The modern guitar is the product of thousands of years of evolution. The size, shape and construction of guitars has changed though history, but is this evolution now over?

The big idea in evolution is that in nature there are variations, some of these variants are more likely to survive (natural selection) and have their attributes are passed on to future generations. The same applies in guitar making. Guitars that play and sound the best are more likely to be popular and have their features incorporated into new models.

The old-fashioned way of guitar making allowed happy mistakes to drive guitar evolution. These were variations due to imprecise construction methods, which turned out to improve the instrument. For example: subtly changing the radius of the fingerboard, the body shape, the materials used, or the number of windings on the pickups. So, there was more variability in the end product; there were some terrible guitars and some great ones. The great ones could be studied and used to improve the next generation of guitars; the terrible ones could be exported to enemy countries.

Modern guitar manufacture uses components fabricated by robots, allowing much greater precision and consistency than in the past. The result is that there are few variations in mass produced guitars, fewer terrible ones but also fewer great ones. Guitar mutations are now confined to the research and development departments of the guitar makers and may never to make into the hands of guitar players.

What could be done to stimulate guitar evolution?

  • Customize your own guitar – make it a mutant. Eddie Van Halen’s customized Frakenstrat influenced a legion of eighties super-strats.

  • Guitar factories could build some randomness into their production robots.

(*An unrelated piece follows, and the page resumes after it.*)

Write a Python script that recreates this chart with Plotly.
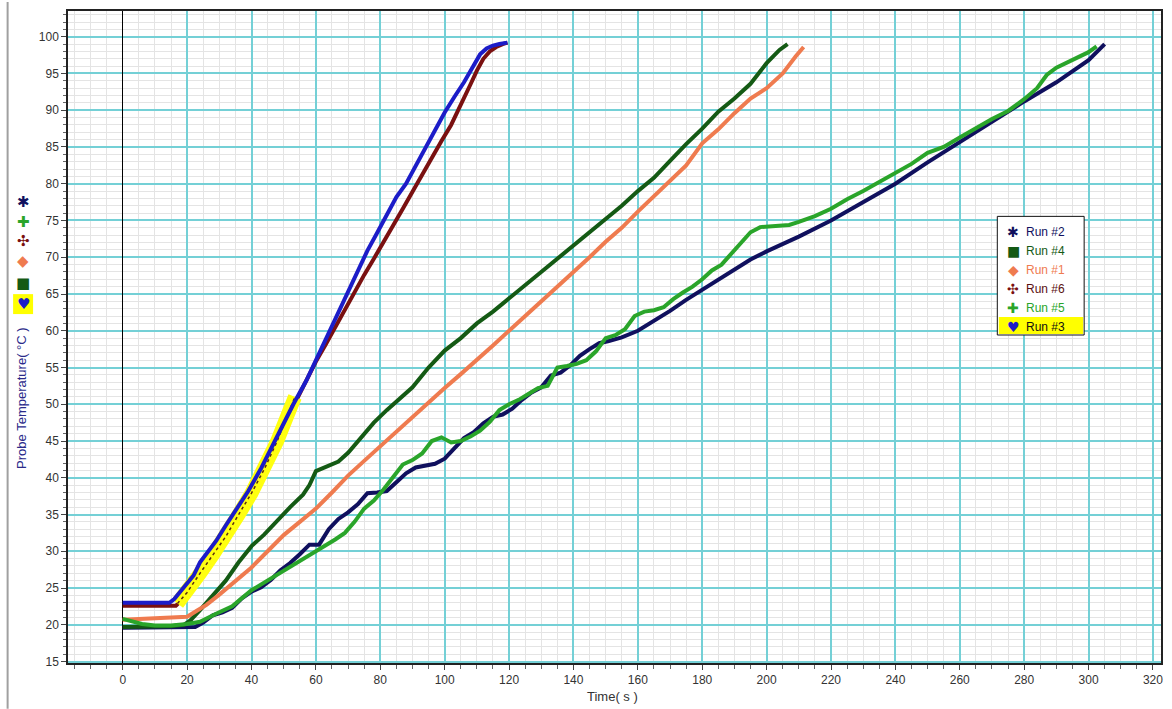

  • Choose your next guitar based on sound and playability alone (not on brand name or artist endorsement). Market forces are the main driver of guitar evolution. Guitarists typically have very conservative taste, the most popular electric guitar are models which were designed in the 1950s. This conservatism stifles innovation.

Of course it could be the Fender Stratocaster and Gibson Les Paul really are the peak of guitar evolution. Any further changes are just making things worse.